Morphological complexity and azimuthal disorder of evolving pore space in low-maturity oil shale during in-situ thermal upgrading and impacts on permeability

In-situ thermal upgrading is used to tune the pore system in low-maturity oil shales. We introduce fractal dimension(D), form factor(ff) and stochastic entropy(H) to quantify the heating-induced evolution of pore morphological complexity and azimuthal disorder and develop a model to estimate the impact on seepage capacity via permeability. Experiments are conducted under recreated in-situ temperatures and consider anisotropic properties—both parallel and perpendicular to bedding. Results indicate that azimuthal distribution of pores in the bedding-parallel direction are dispersed, while those in the bedding-perpendicular direction are concentrated.

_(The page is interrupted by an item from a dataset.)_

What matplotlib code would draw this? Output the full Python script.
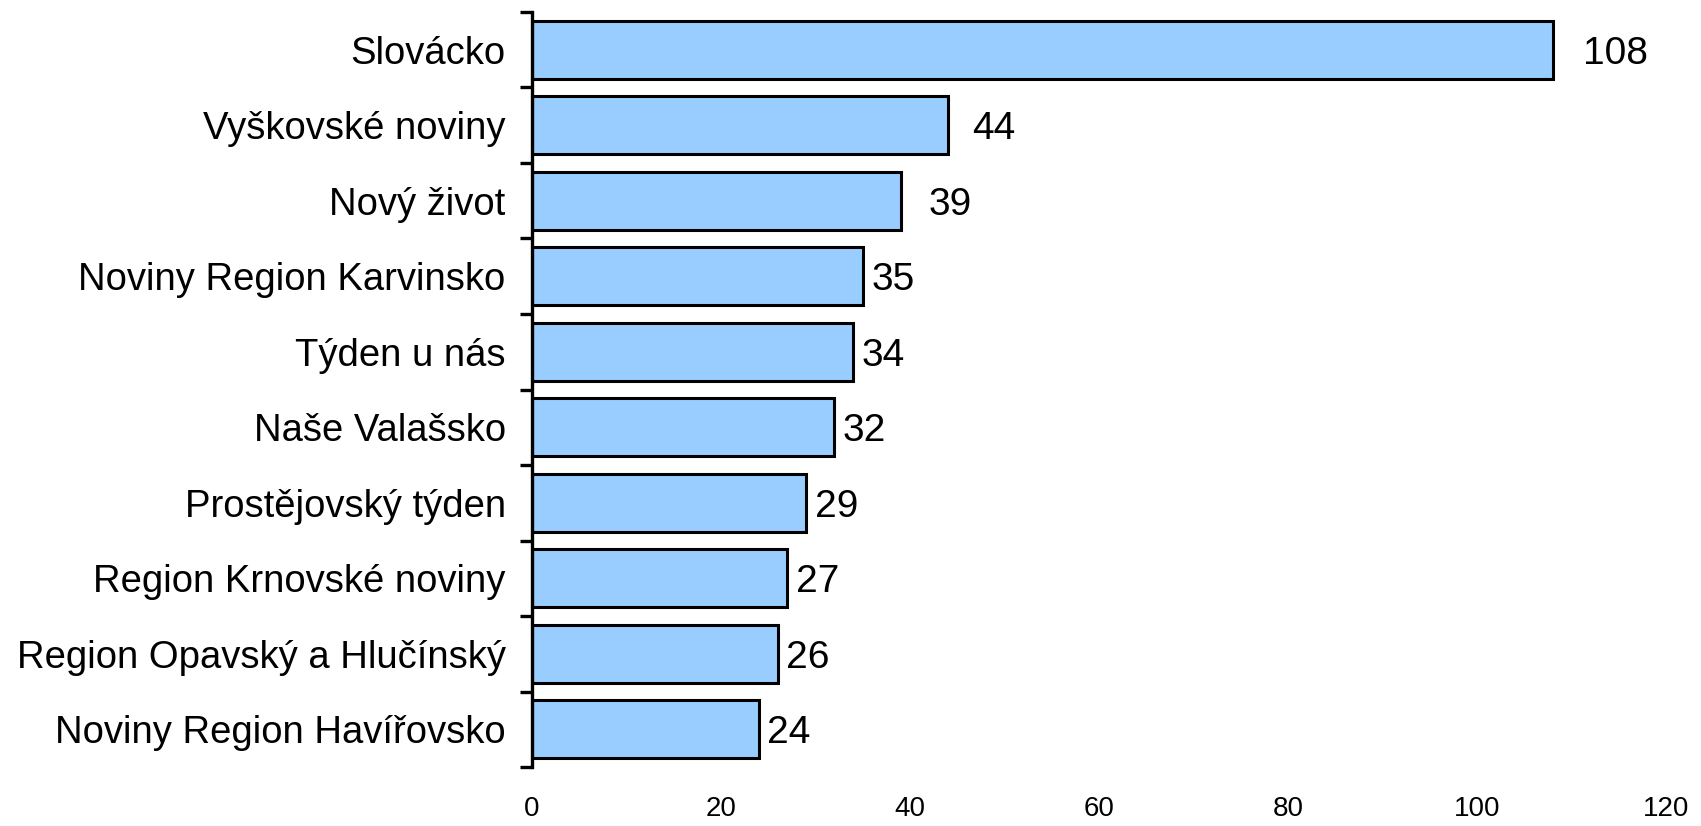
import numpy as np
import matplotlib

matplotlib.use("Agg")

import matplotlib.pyplot as plt

# data
categories = [
    "Slovácko",
    "Vyškovské noviny",
    "Nový život",
    "Noviny Region Karvinsko",
    "Týden u nás",
    "Naše Valašsko",
    "Prostějovský týden",
    "Region Krnovské noviny",
    "Region Opavský a Hlučínský",
    "Noviny Region Havířovsko",
]
values = [108, 44, 39, 35, 34, 32, 29, 27, 26, 24]
x_ticks = [0, 20, 40, 60, 80, 100, 120]

# label gap from bar end, in data units (the original places them unevenly)
label_gaps = [3.2, 2.6, 3.0, 0.9, 0.9, 0.9, 0.9, 0.9, 0.9, 0.9]

plt.rcParams["font.family"] = ["Liberation Sans", "DejaVu Sans"]

fig = plt.figure(figsize=(17.01, 8.26), dpi=100)
ax = fig.add_axes([0.3128, 0.0714, 0.6666, 0.9141])

pos = np.arange(len(categories))
ax.barh(pos, values, height=0.77, color="#99CCFF", edgecolor="black", linewidth=2.2)

for p, v, g in zip(pos, values, label_gaps):
    ax.text(v + g, p + 0.05, str(v), va="center", ha="left", fontsize=28)

ax.set_ylim(len(categories) - 0.5, -0.5)
ax.set_xlim(0, 120)

ax.set_yticks(pos)
ax.set_yticklabels(categories, fontsize=27.5)
ax.set_yticks(np.arange(len(categories) + 1) - 0.5, minor=True)
ax.tick_params(axis="y", which="major", length=0, pad=19)
ax.tick_params(axis="y", which="minor", length=9, width=2.4, direction="out")

ax.set_xticks(x_ticks)
ax.set_xticklabels([str(t) for t in x_ticks], fontsize=20)
ax.tick_params(axis="x", length=0, pad=21)

for side in ["top", "right", "bottom"]:
    ax.spines[side].set_visible(False)
ax.spines["left"].set_linewidth(2.4)

fig.savefig("out.png", dpi=100)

D values indicate that higher temperatures reduce the uniformity of the pore size distribution(PSD) in the bedding-parallel direction but narrow the PSD in the bedding-perpendicular direction. The greater ff(> 0.7) values in the bedding-parallel direction account for a large proportion, while the dominated in the bedding-perpendicular direction locates within 0.2-0.7, for all temperatures. The H value of the bedding-parallel sample remains stable at ~0.925 during heating, but gradually increases from 0.808 at 25℃ to 0.879 at 500℃ for the beddingperpendicular sample. Congruent with a mechanistic model, the permeability at 500℃ is elevated~1.83 times(bedding-parallel) and ~6.08 times(bedding-perpendicular) relative to that at 25℃—confirming the effectiveness of thermal treatment in potentially enhancing production from low-maturity oil shales.